**The request:**
Transcribe the material word for word, but without the images.

++++ Data provided

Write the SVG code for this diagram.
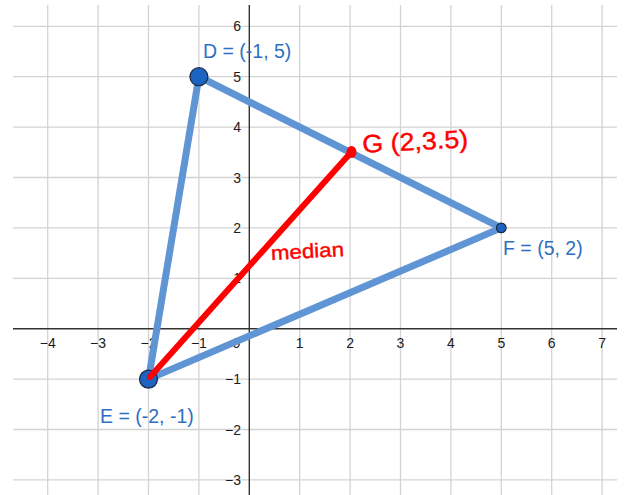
<svg xmlns="http://www.w3.org/2000/svg" width="626" height="495" viewBox="0 0 626 495">
<style>
.grid line{stroke:#d3d3d3;stroke-width:1.3}
.axis{stroke:#333;stroke-width:1.4}
.tick{font-family:"Liberation Sans",Arial,sans-serif;font-size:14px;fill:#1a1a1a}
.tx{text-anchor:middle}
.ty{text-anchor:end}
.edge{stroke:#5f95d4;stroke-width:7;stroke-linecap:round;fill:none}
.med{stroke:#ff0000;stroke-width:6;stroke-linecap:round;fill:none}
.pt{fill:#1c63c2;stroke:#1b2a40;stroke-width:1.2}
.lbl{font-family:"Liberation Sans",Arial,sans-serif;font-size:19.5px;fill:#2e6fc2}
.hand{font-family:"Liberation Sans",Arial,sans-serif;fill:#ff0000;stroke:#ff0000;stroke-width:0.4}
</style>
<rect width="626" height="495" fill="#fff"/>
<g class="grid">
<line x1="47.7" y1="5" x2="47.7" y2="495"/>
<line x1="98.1" y1="5" x2="98.1" y2="495"/>
<line x1="148.5" y1="5" x2="148.5" y2="495"/>
<line x1="198.9" y1="5" x2="198.9" y2="495"/>
<line x1="299.7" y1="5" x2="299.7" y2="495"/>
<line x1="350.1" y1="5" x2="350.1" y2="495"/>
<line x1="400.5" y1="5" x2="400.5" y2="495"/>
<line x1="450.9" y1="5" x2="450.9" y2="495"/>
<line x1="501.3" y1="5" x2="501.3" y2="495"/>
<line x1="551.7" y1="5" x2="551.7" y2="495"/>
<line x1="602.1" y1="5" x2="602.1" y2="495"/>
<line x1="13" y1="26.3" x2="617" y2="26.3"/>
<line x1="13" y1="76.7" x2="617" y2="76.7"/>
<line x1="13" y1="127.1" x2="617" y2="127.1"/>
<line x1="13" y1="177.5" x2="617" y2="177.5"/>
<line x1="13" y1="227.9" x2="617" y2="227.9"/>
<line x1="13" y1="278.3" x2="617" y2="278.3"/>
<line x1="13" y1="379.1" x2="617" y2="379.1"/>
<line x1="13" y1="429.5" x2="617" y2="429.5"/>
<line x1="13" y1="479.9" x2="617" y2="479.9"/>
</g>
<line class="axis" x1="13" y1="328.7" x2="617" y2="328.7"/>
<line class="axis" x1="249.3" y1="5" x2="249.3" y2="495"/>
<g class="tick tx">
<text x="47.7" y="348">−4</text>
<text x="98.1" y="348">−3</text>
<text x="148.5" y="348">−2</text>
<text x="198.9" y="348">−1</text>
<text x="236.5" y="348">0</text>
<text x="299.7" y="348">1</text>
<text x="350.1" y="348">2</text>
<text x="400.5" y="348">3</text>
<text x="450.9" y="348">4</text>
<text x="501.3" y="348">5</text>
<text x="551.7" y="348">6</text>
<text x="602.1" y="348">7</text>
</g>
<g class="tick ty">
<text x="241" y="31.3">6</text>
<text x="241" y="81.7">5</text>
<text x="241" y="132.1">4</text>
<text x="241" y="182.5">3</text>
<text x="241" y="232.9">2</text>
<text x="241" y="283.3">1</text>
<text x="241" y="384.1">−1</text>
<text x="241" y="434.5">−2</text>
<text x="241" y="484.9">−3</text>
</g>
<g id="connectors">
<line class="edge" x1="198.9" y1="76.7" x2="148.5" y2="379.1"/>
<line class="edge" x1="198.9" y1="76.7" x2="501.3" y2="227.9"/>
<line class="edge" x1="148.5" y1="379.1" x2="501.3" y2="227.9"/>
</g>
<g id="E">
<circle class="pt" cx="148.5" cy="379.1" r="9"/>
<text class="lbl" x="100" y="423">E = (-2, -1)</text>
</g>
<g id="median">
<line class="med" x1="150" y1="377" x2="350.5" y2="153"/>
<text class="hand" x="271" y="258" font-size="20" textLength="73" lengthAdjust="spacingAndGlyphs" transform="rotate(-3 307 252)">median</text>
</g>
<g id="D">
<circle class="pt" cx="198.9" cy="76.7" r="9"/>
<text class="lbl" x="203" y="58">D = (-1, 5)</text>
</g>
<g id="F">
<circle class="pt" cx="501.3" cy="227.9" r="4.8"/>
<text class="lbl" x="503" y="255">F = (5, 2)</text>
</g>
<g id="G">
<ellipse cx="351.5" cy="152" rx="5" ry="6" fill="#ff0000"/>
<text class="hand" x="362" y="150" font-size="25" textLength="106" lengthAdjust="spacingAndGlyphs" transform="rotate(-3 415 138)">G (2,3.5)</text>
</g>
</svg>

++++++++

**Solution:**
Write the SVG code for this diagram.
<svg xmlns="http://www.w3.org/2000/svg" width="626" height="495" viewBox="0 0 626 495">
<style>
.grid line{stroke:#d3d3d3;stroke-width:1.3}
.axis{stroke:#333;stroke-width:1.4}
.tick{font-family:"Liberation Sans",Arial,sans-serif;font-size:14px;fill:#1a1a1a}
.tx{text-anchor:middle}
.ty{text-anchor:end}
.edge{stroke:#5f95d4;stroke-width:7;stroke-linecap:round;fill:none}
.med{stroke:#ff0000;stroke-width:6;stroke-linecap:round;fill:none}
.pt{fill:#1c63c2;stroke:#1b2a40;stroke-width:1.2}
.lbl{font-family:"Liberation Sans",Arial,sans-serif;font-size:19.5px;fill:#2e6fc2}
.hand{font-family:"Liberation Sans",Arial,sans-serif;fill:#ff0000;stroke:#ff0000;stroke-width:0.4}
</style>
<rect width="626" height="495" fill="#fff"/>
<g class="grid">
<line x1="47.7" y1="5" x2="47.7" y2="495"/>
<line x1="98.1" y1="5" x2="98.1" y2="495"/>
<line x1="148.5" y1="5" x2="148.5" y2="495"/>
<line x1="198.9" y1="5" x2="198.9" y2="495"/>
<line x1="299.7" y1="5" x2="299.7" y2="495"/>
<line x1="350.1" y1="5" x2="350.1" y2="495"/>
<line x1="400.5" y1="5" x2="400.5" y2="495"/>
<line x1="450.9" y1="5" x2="450.9" y2="495"/>
<line x1="501.3" y1="5" x2="501.3" y2="495"/>
<line x1="551.7" y1="5" x2="551.7" y2="495"/>
<line x1="602.1" y1="5" x2="602.1" y2="495"/>
<line x1="13" y1="26.3" x2="617" y2="26.3"/>
<line x1="13" y1="76.7" x2="617" y2="76.7"/>
<line x1="13" y1="127.1" x2="617" y2="127.1"/>
<line x1="13" y1="177.5" x2="617" y2="177.5"/>
<line x1="13" y1="227.9" x2="617" y2="227.9"/>
<line x1="13" y1="278.3" x2="617" y2="278.3"/>
<line x1="13" y1="379.1" x2="617" y2="379.1"/>
<line x1="13" y1="429.5" x2="617" y2="429.5"/>
<line x1="13" y1="479.9" x2="617" y2="479.9"/>
</g>
<line class="axis" x1="13" y1="328.7" x2="617" y2="328.7"/>
<line class="axis" x1="249.3" y1="5" x2="249.3" y2="495"/>
<g class="tick tx">
<text x="47.7" y="348">−4</text>
<text x="98.1" y="348">−3</text>
<text x="148.5" y="348">−2</text>
<text x="198.9" y="348">−1</text>
<text x="236.5" y="348">0</text>
<text x="299.7" y="348">1</text>
<text x="350.1" y="348">2</text>
<text x="400.5" y="348">3</text>
<text x="450.9" y="348">4</text>
<text x="501.3" y="348">5</text>
<text x="551.7" y="348">6</text>
<text x="602.1" y="348">7</text>
</g>
<g class="tick ty">
<text x="241" y="31.3">6</text>
<text x="241" y="81.7">5</text>
<text x="241" y="132.1">4</text>
<text x="241" y="182.5">3</text>
<text x="241" y="232.9">2</text>
<text x="241" y="283.3">1</text>
<text x="241" y="384.1">−1</text>
<text x="241" y="434.5">−2</text>
<text x="241" y="484.9">−3</text>
</g>
<g id="connectors">
<line class="edge" x1="198.9" y1="76.7" x2="148.5" y2="379.1"/>
<line class="edge" x1="198.9" y1="76.7" x2="501.3" y2="227.9"/>
<line class="edge" x1="148.5" y1="379.1" x2="501.3" y2="227.9"/>
</g>
<g id="E">
<circle class="pt" cx="148.5" cy="379.1" r="9"/>
<text class="lbl" x="100" y="423">E = (-2, -1)</text>
</g>
<g id="median">
<line class="med" x1="150" y1="377" x2="350.5" y2="153"/>
<text class="hand" x="271" y="258" font-size="20" textLength="73" lengthAdjust="spacingAndGlyphs" transform="rotate(-3 307 252)">median</text>
</g>
<g id="D">
<circle class="pt" cx="198.9" cy="76.7" r="9"/>
<text class="lbl" x="203" y="58">D = (-1, 5)</text>
</g>
<g id="F">
<circle class="pt" cx="501.3" cy="227.9" r="4.8"/>
<text class="lbl" x="503" y="255">F = (5, 2)</text>
</g>
<g id="G">
<ellipse cx="351.5" cy="152" rx="5" ry="6" fill="#ff0000"/>
<text class="hand" x="362" y="150" font-size="25" textLength="106" lengthAdjust="spacingAndGlyphs" transform="rotate(-3 415 138)">G (2,3.5)</text>
</g>
</svg>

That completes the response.